Robin Haft Trust v. Comm'r of Internal Revenue

Decision Date07 May 1974
Docket NumberDocket Nos. 5879-71— 5882-71.
Citation62 T.C. 145
PartiesROBIN HAFT TRUST, ESTHER J. FOSTER, EDWARD CREIGER, AND LEWIS H. WEINSTEIN, TRUSTEES, ET AL.,1 PETITIONERS v. COMMISSIONER OF INTERNAL REVENUE, RESPONDENT
CourtU.S. Tax Court

OPINION TEXT STARTS HERE

Lewis H. Weinstein, Norman H. Wolfe, and Louis P. Georgantas, for the petitioners.

Barry J. Laterman and Alfred C. Bishop, Jr., for the respondent.

After decision was entered in Robin Haft Trust, 61 T.C. 398 (1973), holding that distributions in redemption of the petitioners' shares were essentially equivalent to dividends under sec. 302(b)(a), I.R.C. 1954, the petitioners filed agreements under sec. 302(c)(2)(A)(iii), I.R.C. 1954, and moved for a reconsideration of the opinion and vacation of the decisions. Held, such agreements were filed too late to constitute effective agreements under sec. 302(c)(2)(A)(iii), and petitioners' motions are denied.

SUPPLEMENTAL OPINION

SIMPSON, Judge:

In Robin Haft Trust, 61 T.C. 398 (1973), we held that in determining whether the distributions in redemption of the petitioners' stock were to be treated as essentially equivalent to dividends within the meaning of section 302(b)(1) of the Internal Revenue Code of 1954,2 the attribution rules of section 318 were applicable, and we found that the distributions were essentially equivalent to dividends. After the decisions were entered in that case, the petitioners filed agreements under section 302(c)(2)(A)(iii) with the respondent's counsel in this case. The counsel accepted the agreements but takes the position that they do not qualify under section 302(c)(2)(A)(iii). Subsequently, the petitioners filed motions with this Court requesting reconsideration of its opinion and vacation of the decisions.

Several of the arguments presented in support of the petitioners' motions are reiterations of arguments made in the course of the earlier litigation in this case. Since those arguments were considered fully in our earlier opinion, there is no need to deal with them further. Their only new argument is that because they have now filed the agreements described in section 302(c)(2)(A) (iii), the attribution rules are not applicable with the result that the redemption of their stock constituted a complete termination of their interests in the corporation within the meaning of section 302(b)(3). The respondent objects and takes the position that the agreements were filed too late to qualify under section 302(c)(2)(A)(iii); he argues that by attempting to file the agreements after the Court has entered its decisions in the case, the petitioners are in effect asking for a new trial on an alternative theory and that the questions raised by the petitioners' attempted filing of the agreements cannot adequately be considered at this stage in the litigation.
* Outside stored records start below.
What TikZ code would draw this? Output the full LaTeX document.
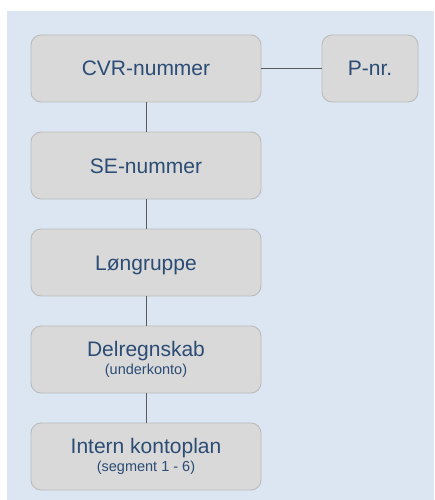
\documentclass[tikz,border=0pt]{standalone}
\usepackage{fontspec}
\setmainfont{Liberation Sans}
\definecolor{bgblue}{HTML}{DCE6F2}
\definecolor{boxfill}{HTML}{D9D9D9}
\definecolor{boxline}{HTML}{BBBBBB}
\definecolor{txtblue}{HTML}{2B4C74}
\definecolor{conn}{HTML}{5A5A5A}
\tikzset{
  box/.style={draw=boxline, line width=0.9pt, fill=boxfill, rounded corners=10pt,
    minimum width=230pt, minimum height=67pt, inner sep=0pt, text=txtblue,
    align=center, font=\fontsize{21}{18.5}\selectfont},
  oneline/.style={text height=15pt, text depth=0pt},
  twoline/.style={text depth=22pt},
  link/.style={draw=conn, line width=0.8pt}
}
\newcommand{\subtxt}[1]{{\fontsize{14.5}{18.5}\selectfont #1}}
\begin{document}
\begin{tikzpicture}[x=1pt,y=-1pt]
\useasboundingbox (0,0) rectangle (434,500);
\fill[bgblue] (7,11) rectangle (434,500);
\node[box,oneline] (cvr) at (146,68.5) {CVR-nummer};
\node[box,oneline,minimum width=96pt] (pnr) at (370,68.5) {P-nr.};
\node[box,oneline] (se) at (146,165.5) {SE-nummer};
\node[box,oneline] (lon) at (146,262.5) {Løngruppe};
\node[box] (del) at (146,359.5) {Delregnskab\\\subtxt{(underkonto)}};
\node[box] (int) at (146,456.5) {Intern kontoplan\\\subtxt{(segment 1 - 6)}};
\draw[link] (cvr) -- (pnr);
\draw[link] (cvr) -- (se);
\draw[link] (se) -- (lon);
\draw[link] (lon) -- (del);
\draw[link] (del) -- (int);
\end{tikzpicture}
\end{document}
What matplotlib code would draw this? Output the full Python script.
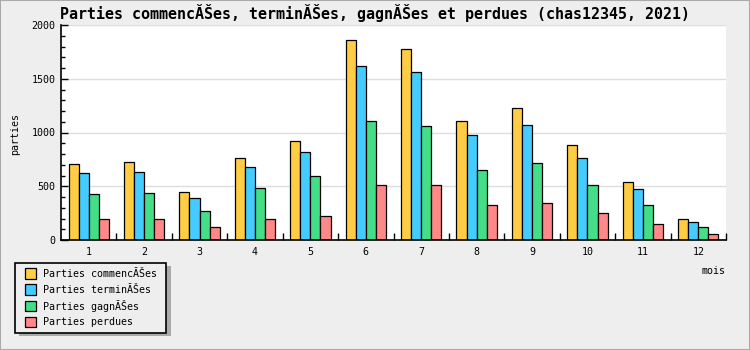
import matplotlib.pyplot as plt
from matplotlib.patches import Rectangle

months = ['1', '2', '3', '4', '5', '6', '7', '8', '9', '10', '11', '12']
commencees = [705, 723, 444, 761, 919, 1860, 1776, 1105, 1226, 882, 537, 193]
terminees = [621, 630, 388, 677, 817, 1618, 1562, 975, 1068, 761, 472, 165]
gagnees = [428, 435, 267, 481, 593, 1105, 1059, 649, 714, 509, 323, 118]
perdues = [193, 193, 118, 193, 220, 509, 509, 323, 342, 248, 146, 53]

labels = ['Parties commencĂŠes', 'Parties terminĂŠes', 'Parties gagnĂŠes', 'Parties perdues']
colors = ['#ffcc44', '#44ccff', '#44dd88', '#ff8888']
title = 'Parties commencĂŠes, terminĂŠes, gagnĂŠes et perdues (chas12345, 2021)'

plt.rcParams['font.family'] = 'DejaVu Sans Mono'

W, H = 750, 350

def fx(px):
    return px / W

def fy(py):
    return 1 - py / H

fig = plt.figure(figsize=(7.5, 3.5), dpi=100, facecolor='#eeeeee')
ax = fig.add_axes([fx(61), fy(240), 665 / W, 215 / H])
ax.set_facecolor('white')

x = range(len(months))
width = 0.182
series = [commencees, terminees, gagnees, perdues]
for i, values in enumerate(series):
    offset = (i - 1.5) * width
    ax.bar([j + offset for j in x], values, width=width, color=colors[i],
           edgecolor='black', linewidth=0.9, label=labels[i], zorder=3)

ax.set_xlim(-0.5, len(months) - 0.5)
ax.set_ylim(0, 2000)

# labels at group centers, tick marks at group boundaries
ax.set_xticks(list(x))
ax.set_xticklabels(months, fontsize=7.2)
ax.tick_params(axis='x', which='major', length=0, pad=5)
ax.set_xticks([j + 0.5 for j in range(len(months))], minor=True)
ax.tick_params(axis='x', which='minor', direction='in', length=5, width=1)

ax.set_yticks([0, 500, 1000, 1500, 2000])
ax.set_yticks(range(0, 2001, 100), minor=True)
ax.tick_params(axis='y', which='major', direction='in', length=5, width=1, labelsize=7.2, pad=4)
ax.tick_params(axis='y', which='minor', direction='in', length=3, width=1)

ax.yaxis.grid(True, color='#dddddd', linewidth=1, zorder=0)
ax.set_axisbelow(True)
for s in ['top', 'right']:
    ax.spines[s].set_visible(False)
for s in ['left', 'bottom']:
    ax.spines[s].set_linewidth(1.2)
    ax.spines[s].set_zorder(4)

fig.text(fx(375), fy(13), title, ha='center', va='center', fontsize=10.8, fontweight='bold')
fig.text(fx(15), fy(134), 'parties', rotation=90, ha='center', va='center', fontsize=7.2)
fig.text(fx(725), fy(271), 'mois', ha='right', va='center', fontsize=7.2)

# legend box with drop shadow, drawn by hand
fig.patches.append(Rectangle((fx(19), fy(336)), 152 / W, 70 / H, transform=fig.transFigure,
                             facecolor='#aaaaaa', edgecolor='none', zorder=1))
fig.patches.append(Rectangle((fx(15), fy(332.5)), 151 / W, 69.5 / H, transform=fig.transFigure,
                             facecolor='#eeeeee', edgecolor='black', linewidth=1.2, zorder=2))
for i, lab in enumerate(labels):
    cy = 273.7 + i * 16.05
    fig.patches.append(Rectangle((fx(25), fy(cy + 5.3)), 10.5 / W, 10.6 / H,
                                 transform=fig.transFigure, facecolor=colors[i],
                                 edgecolor='black', linewidth=0.9, zorder=3))
    fig.text(fx(43), fy(cy), lab, ha='left', va='center', fontsize=7.2, zorder=3)

# outer border
fig.patches.append(Rectangle((0, 0), 1, 1, transform=fig.transFigure, fill=False,
                             edgecolor='#aaaaaa', linewidth=1.5, zorder=5))

fig.savefig('out.png', dpi=100, facecolor=fig.get_facecolor())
In the earlier trial, the petitioners presented two issues for adjudication. They argued that because of the hostility that existed between Mr. and Mrs. Haft, the attribution rules of section 318 should not be applied. After reviewing the Supreme Court's decision in United States v. Davis, 397 U.S. 301 (1970), we held that the attribution rules were applicable notwithstanding such family hostility. In the alternative, the petitioners contended that they had not filed the agreements described in section 302(c)(2)(A)(iii) because the respondent took the position that such agreements could not be filed by a trust or estate, and they urged us to take the position that they had satisfied the requirements of section 302(c)(2) even though they had not filed such agreements. We rejected such argument on the ground that we have no authority to ignore the statutory requirement that such an agreement be filed.
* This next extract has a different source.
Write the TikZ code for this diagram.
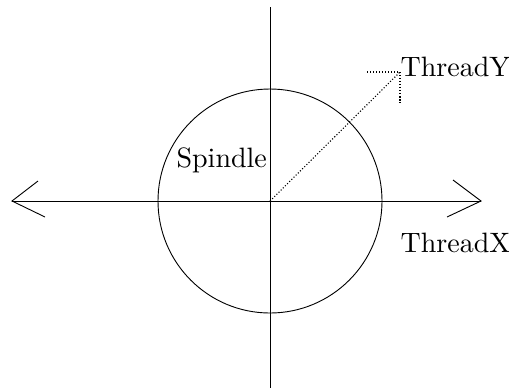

It is the policy of this Court to try all the issues raised in a case in one proceeding to avoid piecemeal and protracted litigation. Second Carey Trust, 41 B.T.A. 800 (1940), affd. 126 F.2d 526 (C.A.D.C. 1942), certiorari denied 317 U.S. 642 (1942). Reconsideration of proceedings already concluded is generally denied in the absence of substantial error or unusual circumstances. Selwyn Operating Corporation, 11 B.T.A. 593 (1928). In the interest of efficient performance of the judicial work, a second trial is not ordinarily granted to consider a new theory which could have been presented in the first trial. Pierce Oil Corporation, 30 B.T.A. 469 (1934); compare Chatham Phenix Nat. Bank & Trust Co. v. Helvering, 87 F.2d 547 (C.A.D.C. 1936), reversing an unreported order of this Court (wherein a further trial was ordered when it was shown that the petitioner's lawyer was incompetent and lacked authority to represent the petitioner).
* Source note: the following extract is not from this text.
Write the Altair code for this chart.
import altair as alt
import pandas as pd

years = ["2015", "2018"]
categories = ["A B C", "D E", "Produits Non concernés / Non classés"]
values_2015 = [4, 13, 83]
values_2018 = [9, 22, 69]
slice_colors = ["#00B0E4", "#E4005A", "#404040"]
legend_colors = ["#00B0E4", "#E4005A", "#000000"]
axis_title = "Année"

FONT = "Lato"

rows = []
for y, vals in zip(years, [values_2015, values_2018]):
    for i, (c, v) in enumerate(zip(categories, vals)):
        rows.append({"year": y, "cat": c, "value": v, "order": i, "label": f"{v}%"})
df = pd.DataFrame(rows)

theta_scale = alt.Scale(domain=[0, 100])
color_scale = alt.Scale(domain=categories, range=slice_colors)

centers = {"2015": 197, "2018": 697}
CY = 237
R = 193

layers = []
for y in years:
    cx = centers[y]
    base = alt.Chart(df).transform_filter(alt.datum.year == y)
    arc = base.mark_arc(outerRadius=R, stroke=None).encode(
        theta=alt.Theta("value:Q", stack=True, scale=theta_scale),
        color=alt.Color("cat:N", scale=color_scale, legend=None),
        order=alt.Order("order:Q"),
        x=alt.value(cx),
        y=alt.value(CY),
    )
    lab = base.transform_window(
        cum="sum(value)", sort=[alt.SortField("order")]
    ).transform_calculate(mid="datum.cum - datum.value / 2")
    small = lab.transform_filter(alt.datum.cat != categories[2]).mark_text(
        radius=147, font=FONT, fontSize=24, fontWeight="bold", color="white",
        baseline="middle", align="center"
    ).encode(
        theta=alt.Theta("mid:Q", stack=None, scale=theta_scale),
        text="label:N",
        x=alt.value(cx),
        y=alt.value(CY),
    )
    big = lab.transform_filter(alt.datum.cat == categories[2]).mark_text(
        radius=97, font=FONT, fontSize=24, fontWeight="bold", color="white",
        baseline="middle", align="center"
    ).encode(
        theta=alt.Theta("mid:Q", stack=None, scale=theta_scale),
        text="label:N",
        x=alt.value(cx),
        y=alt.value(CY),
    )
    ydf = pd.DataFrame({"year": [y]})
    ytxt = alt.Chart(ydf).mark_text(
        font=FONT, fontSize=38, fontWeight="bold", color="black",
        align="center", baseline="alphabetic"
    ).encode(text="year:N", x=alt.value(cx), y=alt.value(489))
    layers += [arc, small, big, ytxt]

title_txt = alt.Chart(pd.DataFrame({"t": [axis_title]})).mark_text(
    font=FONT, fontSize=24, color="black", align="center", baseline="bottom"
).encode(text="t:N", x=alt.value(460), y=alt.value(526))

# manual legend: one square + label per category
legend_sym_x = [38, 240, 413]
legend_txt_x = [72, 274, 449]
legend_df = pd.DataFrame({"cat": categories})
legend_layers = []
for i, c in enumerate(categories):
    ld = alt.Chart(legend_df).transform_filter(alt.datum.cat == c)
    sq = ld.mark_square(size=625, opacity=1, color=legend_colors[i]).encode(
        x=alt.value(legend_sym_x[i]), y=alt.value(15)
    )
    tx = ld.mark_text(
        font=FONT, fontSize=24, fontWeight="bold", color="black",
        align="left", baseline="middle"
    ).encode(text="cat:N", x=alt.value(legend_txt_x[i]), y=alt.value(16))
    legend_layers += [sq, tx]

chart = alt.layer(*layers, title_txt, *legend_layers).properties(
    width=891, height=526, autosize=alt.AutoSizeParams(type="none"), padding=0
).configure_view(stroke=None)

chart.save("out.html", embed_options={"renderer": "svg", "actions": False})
By attempting to file the agreements after the decisions were entered in the case, the petitioners are now presenting a new issue for adjudication; they are now requesting us to hold that agreements filed after the decisions have been entered will satisfy the requirement of section 302(c)(2)(A)(iii). For us to consider such issue at this time presents a number of problems. In the first place, we would have to decide whether the filing of the agreements after the decisions in a case have been entered constitutes substantial compliance with the requirement of section 302(c)(2)(A)(iii). Although the regulations (sec. 1.302-4(a), Income Tax Regs.) require such an agreement to be filed with the return, the courts have generally held that some delay in filing the agreement does not vitiate it. United States v. G. W. Van Keppel, 321 F.2d 717 (C.A. 10, 1963); Georgie S. Cary, 41 T.C. 214 (1963); Pearce v. United States, 226 F.Supp. 702 (W.D.N.Y. 1964). On the other hand, the requirement was not satisfied when the agreement was filed after a decision of this Court had been appealed. Fehrs Finance Co. v. Commissioner, 487 F.2d 184 (C.A. 8, 1973), certiorari denied 416 U.S. 938 (1974). The petitioners argue that this case is not governed by Fehrs because they filed the agreements while this Court still had jurisdiction of the case.

There is no simple mechanical test for deciding when there has been substantial compliance with the statutory requirement. Such doctrine has been followed when the petitioners have done most, but not all, of what was required of them, and the respondent's interests would not be jeopardized by such action. Columbia Iron & Metal Co., 61 T.C. 5 (1973); Fred J. Sperapani, 42 T.C. 308 (1964); cf. Octavio J. Valdes, 60 T.C. 910 (1973). In Van Keppel, Cary, and Pearce, the agreement was filed within 2 years after the due date, was filed in the course of the audit of the returns, and was filed before the commencement of litigation. Whereas, in the present case, no attempt was made to file the agreements until almost 6 years after the time when they should have been filed, and no satisfactory excuse has been given for such a long delay in filing.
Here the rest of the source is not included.